**REQUEST**.
Every entry must be copied word for word.

**Rows from a dataset**.
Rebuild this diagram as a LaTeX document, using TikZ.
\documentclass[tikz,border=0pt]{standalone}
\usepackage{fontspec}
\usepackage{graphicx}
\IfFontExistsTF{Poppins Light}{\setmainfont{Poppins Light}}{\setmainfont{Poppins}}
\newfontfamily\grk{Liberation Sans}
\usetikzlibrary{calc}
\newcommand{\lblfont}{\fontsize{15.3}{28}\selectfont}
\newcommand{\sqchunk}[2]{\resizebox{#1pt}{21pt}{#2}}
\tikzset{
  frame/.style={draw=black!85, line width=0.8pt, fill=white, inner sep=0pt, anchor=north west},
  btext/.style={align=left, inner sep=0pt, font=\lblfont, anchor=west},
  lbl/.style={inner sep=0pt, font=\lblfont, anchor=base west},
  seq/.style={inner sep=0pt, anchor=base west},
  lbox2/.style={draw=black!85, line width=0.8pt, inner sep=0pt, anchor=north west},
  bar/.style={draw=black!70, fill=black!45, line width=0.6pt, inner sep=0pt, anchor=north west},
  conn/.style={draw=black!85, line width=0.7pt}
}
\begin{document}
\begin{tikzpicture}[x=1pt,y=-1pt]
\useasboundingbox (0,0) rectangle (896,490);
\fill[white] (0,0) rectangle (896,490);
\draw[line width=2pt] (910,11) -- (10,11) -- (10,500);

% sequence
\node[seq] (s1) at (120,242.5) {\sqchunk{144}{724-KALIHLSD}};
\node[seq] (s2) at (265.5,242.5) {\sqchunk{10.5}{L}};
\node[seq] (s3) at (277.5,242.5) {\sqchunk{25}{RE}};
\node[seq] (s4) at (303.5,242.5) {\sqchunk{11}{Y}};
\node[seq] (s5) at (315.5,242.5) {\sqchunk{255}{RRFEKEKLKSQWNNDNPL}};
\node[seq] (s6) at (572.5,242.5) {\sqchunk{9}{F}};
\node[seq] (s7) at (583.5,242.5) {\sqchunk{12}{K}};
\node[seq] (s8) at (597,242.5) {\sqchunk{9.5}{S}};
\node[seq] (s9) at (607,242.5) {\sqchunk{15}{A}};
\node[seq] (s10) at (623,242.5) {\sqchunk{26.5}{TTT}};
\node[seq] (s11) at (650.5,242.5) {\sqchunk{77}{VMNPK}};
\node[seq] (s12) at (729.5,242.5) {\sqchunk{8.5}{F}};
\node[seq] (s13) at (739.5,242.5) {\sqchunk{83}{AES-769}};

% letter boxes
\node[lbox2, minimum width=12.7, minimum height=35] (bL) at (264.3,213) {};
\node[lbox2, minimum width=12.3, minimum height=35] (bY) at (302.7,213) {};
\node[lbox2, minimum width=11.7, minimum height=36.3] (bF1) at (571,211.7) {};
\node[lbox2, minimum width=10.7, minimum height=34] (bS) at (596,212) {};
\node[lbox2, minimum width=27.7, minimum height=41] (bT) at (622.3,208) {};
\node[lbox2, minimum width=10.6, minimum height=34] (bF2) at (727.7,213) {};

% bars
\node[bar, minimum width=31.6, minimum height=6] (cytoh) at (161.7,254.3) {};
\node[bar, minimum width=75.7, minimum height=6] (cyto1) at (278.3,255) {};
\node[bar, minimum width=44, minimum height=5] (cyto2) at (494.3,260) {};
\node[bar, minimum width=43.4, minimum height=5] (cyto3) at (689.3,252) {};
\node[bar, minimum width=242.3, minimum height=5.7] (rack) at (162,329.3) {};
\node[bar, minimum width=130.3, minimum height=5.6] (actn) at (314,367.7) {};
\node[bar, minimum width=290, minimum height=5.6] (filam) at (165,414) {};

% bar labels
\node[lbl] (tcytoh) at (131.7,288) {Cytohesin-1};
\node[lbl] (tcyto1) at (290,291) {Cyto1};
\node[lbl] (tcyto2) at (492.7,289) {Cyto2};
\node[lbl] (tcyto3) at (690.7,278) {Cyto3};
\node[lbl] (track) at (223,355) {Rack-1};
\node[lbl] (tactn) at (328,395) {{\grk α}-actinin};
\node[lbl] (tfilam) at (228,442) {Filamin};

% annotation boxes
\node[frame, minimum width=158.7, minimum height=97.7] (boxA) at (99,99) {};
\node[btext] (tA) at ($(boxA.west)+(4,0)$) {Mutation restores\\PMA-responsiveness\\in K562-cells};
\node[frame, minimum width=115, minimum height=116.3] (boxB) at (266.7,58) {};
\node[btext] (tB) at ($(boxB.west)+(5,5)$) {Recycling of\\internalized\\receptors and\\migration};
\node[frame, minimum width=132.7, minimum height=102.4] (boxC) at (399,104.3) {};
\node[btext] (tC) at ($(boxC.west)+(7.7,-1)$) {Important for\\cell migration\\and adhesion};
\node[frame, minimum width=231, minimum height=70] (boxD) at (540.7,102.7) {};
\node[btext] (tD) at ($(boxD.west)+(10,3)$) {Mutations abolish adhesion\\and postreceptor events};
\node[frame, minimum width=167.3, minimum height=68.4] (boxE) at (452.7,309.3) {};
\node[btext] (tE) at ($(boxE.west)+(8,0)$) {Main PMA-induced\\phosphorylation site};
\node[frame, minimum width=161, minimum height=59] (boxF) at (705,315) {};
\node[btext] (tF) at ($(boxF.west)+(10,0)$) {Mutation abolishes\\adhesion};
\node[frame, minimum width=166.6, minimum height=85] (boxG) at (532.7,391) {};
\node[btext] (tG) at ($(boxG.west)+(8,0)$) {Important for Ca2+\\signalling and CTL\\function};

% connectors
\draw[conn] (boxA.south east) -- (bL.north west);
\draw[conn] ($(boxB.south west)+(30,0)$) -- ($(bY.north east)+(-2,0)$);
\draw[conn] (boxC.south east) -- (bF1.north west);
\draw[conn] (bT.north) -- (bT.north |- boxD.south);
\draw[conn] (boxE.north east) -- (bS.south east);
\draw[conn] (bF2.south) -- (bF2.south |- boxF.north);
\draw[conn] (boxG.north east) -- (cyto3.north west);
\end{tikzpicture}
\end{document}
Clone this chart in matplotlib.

**REPLY TO THE EXERCISE**.
Rebuild this diagram as a LaTeX document, using TikZ.
\documentclass[tikz,border=0pt]{standalone}
\usepackage{fontspec}
\usepackage{graphicx}
\IfFontExistsTF{Poppins Light}{\setmainfont{Poppins Light}}{\setmainfont{Poppins}}
\newfontfamily\grk{Liberation Sans}
\usetikzlibrary{calc}
\newcommand{\lblfont}{\fontsize{15.3}{28}\selectfont}
\newcommand{\sqchunk}[2]{\resizebox{#1pt}{21pt}{#2}}
\tikzset{
  frame/.style={draw=black!85, line width=0.8pt, fill=white, inner sep=0pt, anchor=north west},
  btext/.style={align=left, inner sep=0pt, font=\lblfont, anchor=west},
  lbl/.style={inner sep=0pt, font=\lblfont, anchor=base west},
  seq/.style={inner sep=0pt, anchor=base west},
  lbox2/.style={draw=black!85, line width=0.8pt, inner sep=0pt, anchor=north west},
  bar/.style={draw=black!70, fill=black!45, line width=0.6pt, inner sep=0pt, anchor=north west},
  conn/.style={draw=black!85, line width=0.7pt}
}
\begin{document}
\begin{tikzpicture}[x=1pt,y=-1pt]
\useasboundingbox (0,0) rectangle (896,490);
\fill[white] (0,0) rectangle (896,490);
\draw[line width=2pt] (910,11) -- (10,11) -- (10,500);

% sequence
\node[seq] (s1) at (120,242.5) {\sqchunk{144}{724-KALIHLSD}};
\node[seq] (s2) at (265.5,242.5) {\sqchunk{10.5}{L}};
\node[seq] (s3) at (277.5,242.5) {\sqchunk{25}{RE}};
\node[seq] (s4) at (303.5,242.5) {\sqchunk{11}{Y}};
\node[seq] (s5) at (315.5,242.5) {\sqchunk{255}{RRFEKEKLKSQWNNDNPL}};
\node[seq] (s6) at (572.5,242.5) {\sqchunk{9}{F}};
\node[seq] (s7) at (583.5,242.5) {\sqchunk{12}{K}};
\node[seq] (s8) at (597,242.5) {\sqchunk{9.5}{S}};
\node[seq] (s9) at (607,242.5) {\sqchunk{15}{A}};
\node[seq] (s10) at (623,242.5) {\sqchunk{26.5}{TTT}};
\node[seq] (s11) at (650.5,242.5) {\sqchunk{77}{VMNPK}};
\node[seq] (s12) at (729.5,242.5) {\sqchunk{8.5}{F}};
\node[seq] (s13) at (739.5,242.5) {\sqchunk{83}{AES-769}};

% letter boxes
\node[lbox2, minimum width=12.7, minimum height=35] (bL) at (264.3,213) {};
\node[lbox2, minimum width=12.3, minimum height=35] (bY) at (302.7,213) {};
\node[lbox2, minimum width=11.7, minimum height=36.3] (bF1) at (571,211.7) {};
\node[lbox2, minimum width=10.7, minimum height=34] (bS) at (596,212) {};
\node[lbox2, minimum width=27.7, minimum height=41] (bT) at (622.3,208) {};
\node[lbox2, minimum width=10.6, minimum height=34] (bF2) at (727.7,213) {};

% bars
\node[bar, minimum width=31.6, minimum height=6] (cytoh) at (161.7,254.3) {};
\node[bar, minimum width=75.7, minimum height=6] (cyto1) at (278.3,255) {};
\node[bar, minimum width=44, minimum height=5] (cyto2) at (494.3,260) {};
\node[bar, minimum width=43.4, minimum height=5] (cyto3) at (689.3,252) {};
\node[bar, minimum width=242.3, minimum height=5.7] (rack) at (162,329.3) {};
\node[bar, minimum width=130.3, minimum height=5.6] (actn) at (314,367.7) {};
\node[bar, minimum width=290, minimum height=5.6] (filam) at (165,414) {};

% bar labels
\node[lbl] (tcytoh) at (131.7,288) {Cytohesin-1};
\node[lbl] (tcyto1) at (290,291) {Cyto1};
\node[lbl] (tcyto2) at (492.7,289) {Cyto2};
\node[lbl] (tcyto3) at (690.7,278) {Cyto3};
\node[lbl] (track) at (223,355) {Rack-1};
\node[lbl] (tactn) at (328,395) {{\grk α}-actinin};
\node[lbl] (tfilam) at (228,442) {Filamin};

% annotation boxes
\node[frame, minimum width=158.7, minimum height=97.7] (boxA) at (99,99) {};
\node[btext] (tA) at ($(boxA.west)+(4,0)$) {Mutation restores\\PMA-responsiveness\\in K562-cells};
\node[frame, minimum width=115, minimum height=116.3] (boxB) at (266.7,58) {};
\node[btext] (tB) at ($(boxB.west)+(5,5)$) {Recycling of\\internalized\\receptors and\\migration};
\node[frame, minimum width=132.7, minimum height=102.4] (boxC) at (399,104.3) {};
\node[btext] (tC) at ($(boxC.west)+(7.7,-1)$) {Important for\\cell migration\\and adhesion};
\node[frame, minimum width=231, minimum height=70] (boxD) at (540.7,102.7) {};
\node[btext] (tD) at ($(boxD.west)+(10,3)$) {Mutations abolish adhesion\\and postreceptor events};
\node[frame, minimum width=167.3, minimum height=68.4] (boxE) at (452.7,309.3) {};
\node[btext] (tE) at ($(boxE.west)+(8,0)$) {Main PMA-induced\\phosphorylation site};
\node[frame, minimum width=161, minimum height=59] (boxF) at (705,315) {};
\node[btext] (tF) at ($(boxF.west)+(10,0)$) {Mutation abolishes\\adhesion};
\node[frame, minimum width=166.6, minimum height=85] (boxG) at (532.7,391) {};
\node[btext] (tG) at ($(boxG.west)+(8,0)$) {Important for Ca2+\\signalling and CTL\\function};

% connectors
\draw[conn] (boxA.south east) -- (bL.north west);
\draw[conn] ($(boxB.south west)+(30,0)$) -- ($(bY.north east)+(-2,0)$);
\draw[conn] (boxC.south east) -- (bF1.north west);
\draw[conn] (bT.north) -- (bT.north |- boxD.south);
\draw[conn] (boxE.north east) -- (bS.south east);
\draw[conn] (bF2.south) -- (bF2.south |- boxF.north);
\draw[conn] (boxG.north east) -- (cyto3.north west);
\end{tikzpicture}
\end{document}
Clone this chart in matplotlib.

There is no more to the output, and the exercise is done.